* **Data extract**:
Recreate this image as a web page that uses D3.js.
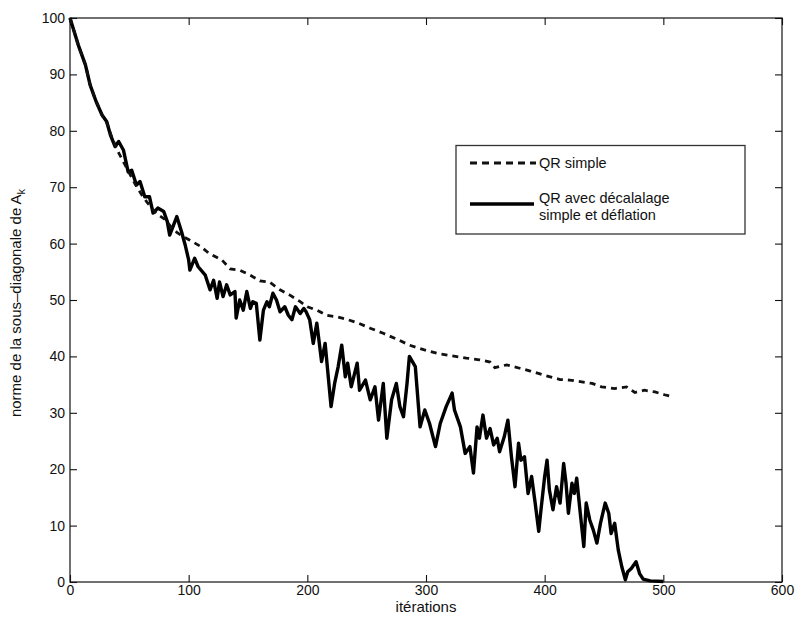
<!DOCTYPE html>
<html>
<head>
<meta charset="utf-8">
<script src="https://cdn.jsdelivr.net/npm/d3@7"></script>
<style>
  html, body { margin: 0; padding: 0; background: #fff; }
  svg { display: block; font-family: "Liberation Sans", Arial, Helvetica, sans-serif; }
</style>
</head>
<body>
<svg id="chart" width="797" height="621"></svg>
<script>
// ---- data ----
const xTicks = [0, 100, 200, 300, 400, 500, 600];
const yTicks = [0, 10, 20, 30, 40, 50, 60, 70, 80, 90, 100];
const seriesNames = ["QR simple", "QR avec décalalage", "simple et déflation"];

// QR simple (dashed)
const simpleIter = [0, 7, 13, 17, 22, 27, 31, 35, 40, 45, 50, 55, 60, 65, 70, 75, 80, 85, 90, 95,
  101, 110, 117, 128, 135, 143, 152, 160, 168, 177, 185, 194, 200, 208, 216, 225, 233, 243, 253, 264,
  277, 286, 298, 310, 322, 334, 345, 354, 358, 368, 379, 388, 399, 413, 421, 440, 448, 459, 469, 476,
  484, 493, 501, 505];
const simpleValue = [100, 95.2, 91.7, 88.1, 85.2, 82.8, 81.4, 79, 76.5, 74.5, 72.5, 70.5, 68.8, 67.3, 66, 65, 64.3, 63, 62, 61.3,
  60.6, 59.5, 58.3, 57.1, 55.5, 55.3, 54.4, 53.4, 53.2, 51.8, 50.9, 49.7, 48.8, 48.2, 47.3, 47, 46.6, 45.9, 45, 44.1,
  42.9, 42, 41.2, 40.5, 40.1, 39.7, 39.4, 39, 38, 38.5, 37.9, 37.4, 36.7, 35.9, 35.8, 35.2, 34.6, 34.3, 34.6, 33.6,
  34, 33.7, 33.2, 33];

// QR avec décalage simple et déflation (solid)
const shiftIter = [0, 7, 13, 17, 22, 27, 31, 34, 38, 41, 45, 49, 52, 56, 59, 63, 67, 70, 74, 79,
  82, 84, 90, 94, 97, 100, 101, 105, 108, 114, 118, 121, 124, 126, 129, 132, 135, 139, 140, 143,
  146, 149, 152, 154, 157, 160, 163, 166, 168, 171, 174, 177, 181, 184, 187, 190, 194, 197, 199, 202,
  205, 208, 212, 215, 220, 223, 226, 229, 232, 234, 237, 242, 244, 249, 253, 257, 260, 264, 267, 271,
  275, 278, 281, 284, 286, 291, 295, 299, 303, 308, 312, 317, 322, 324, 329, 333, 337, 340, 343, 345,
  348, 351, 354, 357, 360, 362, 366, 369, 372, 375, 378, 380, 383, 386, 389, 392, 395, 397, 400, 402,
  404, 407, 410, 413, 416, 418, 420, 423, 425, 427, 430, 433, 435, 438, 441, 444, 447, 451, 454, 456,
  459, 462, 465, 468, 470, 473, 477, 480, 483, 489, 500];
const shiftValue = [100, 95.2, 91.7, 88.1, 85.2, 82.8, 81.6, 79.3, 77.2, 78.1, 76.6, 72.7, 73, 70.4, 71, 68.3, 68.3, 65.4, 66.3, 65.7,
  63.9, 61.5, 64.8, 62.1, 59.8, 57.1, 55.3, 57.4, 55.9, 54.4, 51.8, 53.5, 50.3, 53.2, 50.6, 52.7, 50.9, 51.5, 46.8, 50,
  48.2, 51.5, 48.5, 49.7, 49.4, 42.9, 48.2, 49.7, 48.8, 51.2, 50, 47.9, 48.8, 47.3, 46.5, 48.8, 47.6, 48.5, 47.9, 46.5,
  42.3, 45.9, 39.1, 42.3, 31.1, 35.2, 38.2, 42, 36.4, 38.8, 34.6, 38.8, 34, 35.8, 32.3, 34.6, 28.7, 35.2, 25.5, 32.3,
  35.2, 31.1, 29.3, 35.2, 40, 38.2, 27.5, 30.5, 28.1, 24, 28.1, 31.1, 33.5, 30.5, 27.5, 22.8, 24, 19.3, 27.5, 25.5,
  29.6, 25.5, 27.2, 24.3, 25.5, 23.1, 25.8, 28.7, 22.2, 16.9, 24.6, 21.6, 22.2, 15.7, 18.7, 14, 9, 13, 18.7, 21.6,
  16.3, 12.8, 16.9, 14, 21, 17.5, 12.2, 17.5, 15.7, 18.4, 12.2, 6.3, 14, 11, 9.2, 6.9, 10.4, 14, 12.2, 8.6,
  10.4, 5.7, 2.7, 0.4, 1.8, 2.4, 3.6, 1.5, 0.5, 0.2, 0.1];

// ---- layout ----
const svg = d3.select("#chart");
const pL = 70, pR = 782, pT = 18, pB = 582;
const x = d3.scaleLinear().domain([0, 600]).range([pL, pR]);
const y = d3.scaleLinear().domain([0, 100]).range([pB, pT]);
const tickLen = 7;

// box
svg.append("rect").attr("x", pL).attr("y", pT)
  .attr("width", pR - pL).attr("height", pB - pT)
  .attr("fill", "none").attr("stroke", "#111").attr("stroke-width", 1.2);

// axes (ticks inside)
const axB = svg.append("g").attr("transform", `translate(0,${pB})`)
  .call(d3.axisBottom(x).tickValues(xTicks).tickSize(-tickLen).tickPadding(3));
const axT = svg.append("g").attr("transform", `translate(0,${pT})`)
  .call(d3.axisTop(x).tickValues(xTicks).tickSize(-tickLen).tickFormat(""));
const axL = svg.append("g").attr("transform", `translate(${pL},0)`)
  .call(d3.axisLeft(y).tickValues(yTicks).tickSize(-tickLen).tickPadding(5));
const axR = svg.append("g").attr("transform", `translate(${pR},0)`)
  .call(d3.axisRight(y).tickValues(yTicks).tickSize(-tickLen).tickFormat(""));
[axB, axT, axL, axR].forEach(g => {
  g.select(".domain").remove();
  g.selectAll(".tick line").attr("stroke", "#111").attr("stroke-width", 1.1);
  g.selectAll(".tick text").attr("fill", "#111").style("font-size", "14px")
    .style("font-family", "'Liberation Sans', Arial, sans-serif");
});

// lines
const line = d3.line().x(d => x(d[0])).y(d => y(d[1]));
const simpleData = simpleIter.map((v, i) => [v, simpleValue[i]]);
const shiftData = shiftIter.map((v, i) => [v, shiftValue[i]]);

svg.append("path").datum(shiftData).attr("d", line)
  .attr("fill", "none").attr("stroke", "#000").attr("stroke-width", 3.4)
  .attr("stroke-linejoin", "round");
svg.append("path").datum(simpleData).attr("d", line)
  .attr("fill", "none").attr("stroke", "#111").attr("stroke-width", 2.8)
  .attr("stroke-dasharray", "6,5");

// axis labels
svg.append("text").attr("x", (pL + pR) / 2).attr("y", 612)
  .attr("text-anchor", "middle").style("font-size", "15px").attr("fill", "#111")
  .text("itérations");
const yl = svg.append("text").attr("transform", "translate(21,303) rotate(-90)")
  .attr("text-anchor", "middle").style("font-size", "15px").attr("fill", "#111");
yl.append("tspan").text("norme de la sous–diagonale de A");
yl.append("tspan").attr("dy", 4).style("font-size", "11px").text("k");

// legend
const lg = svg.append("g");
lg.append("rect").attr("x", 456).attr("y", 145.5).attr("width", 289).attr("height", 88.5)
  .attr("fill", "#fff").attr("stroke", "#333").attr("stroke-width", 1.3);
lg.append("line").attr("x1", 470).attr("x2", 536).attr("y1", 163).attr("y2", 163)
  .attr("stroke", "#111").attr("stroke-width", 2.8).attr("stroke-dasharray", "7,5");
lg.append("text").attr("x", 539).attr("y", 168).style("font-size", "14.5px").attr("fill", "#111")
  .text(seriesNames[0]);
lg.append("line").attr("x1", 470).attr("x2", 534).attr("y1", 204).attr("y2", 204)
  .attr("stroke", "#000").attr("stroke-width", 3.4);
lg.append("text").attr("x", 539).attr("y", 202.5).style("font-size", "14.5px").attr("fill", "#111")
  .text(seriesNames[1]);
lg.append("text").attr("x", 539).attr("y", 219.5).style("font-size", "14.5px").attr("fill", "#111")
  .text(seriesNames[2]);
</script>
</body>
</html>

* **Required work**:
Give again, exactly, the lines from the start of the data through the one holding "34, 33.7, 33.2, 33];"; omit the pictures.

* **Written response**:
Recreate this image as a web page that uses D3.js.
<!DOCTYPE html>
<html>
<head>
<meta charset="utf-8">
<script src="https://cdn.jsdelivr.net/npm/d3@7"></script>
<style>
  html, body { margin: 0; padding: 0; background: #fff; }
  svg { display: block; font-family: "Liberation Sans", Arial, Helvetica, sans-serif; }
</style>
</head>
<body>
<svg id="chart" width="797" height="621"></svg>
<script>
// ---- data ----
const xTicks = [0, 100, 200, 300, 400, 500, 600];
const yTicks = [0, 10, 20, 30, 40, 50, 60, 70, 80, 90, 100];
const seriesNames = ["QR simple", "QR avec décalalage", "simple et déflation"];

// QR simple (dashed)
const simpleIter = [0, 7, 13, 17, 22, 27, 31, 35, 40, 45, 50, 55, 60, 65, 70, 75, 80, 85, 90, 95,
  101, 110, 117, 128, 135, 143, 152, 160, 168, 177, 185, 194, 200, 208, 216, 225, 233, 243, 253, 264,
  277, 286, 298, 310, 322, 334, 345, 354, 358, 368, 379, 388, 399, 413, 421, 440, 448, 459, 469, 476,
  484, 493, 501, 505];
const simpleValue = [100, 95.2, 91.7, 88.1, 85.2, 82.8, 81.4, 79, 76.5, 74.5, 72.5, 70.5, 68.8, 67.3, 66, 65, 64.3, 63, 62, 61.3,
  60.6, 59.5, 58.3, 57.1, 55.5, 55.3, 54.4, 53.4, 53.2, 51.8, 50.9, 49.7, 48.8, 48.2, 47.3, 47, 46.6, 45.9, 45, 44.1,
  42.9, 42, 41.2, 40.5, 40.1, 39.7, 39.4, 39, 38, 38.5, 37.9, 37.4, 36.7, 35.9, 35.8, 35.2, 34.6, 34.3, 34.6, 33.6,
  34, 33.7, 33.2, 33];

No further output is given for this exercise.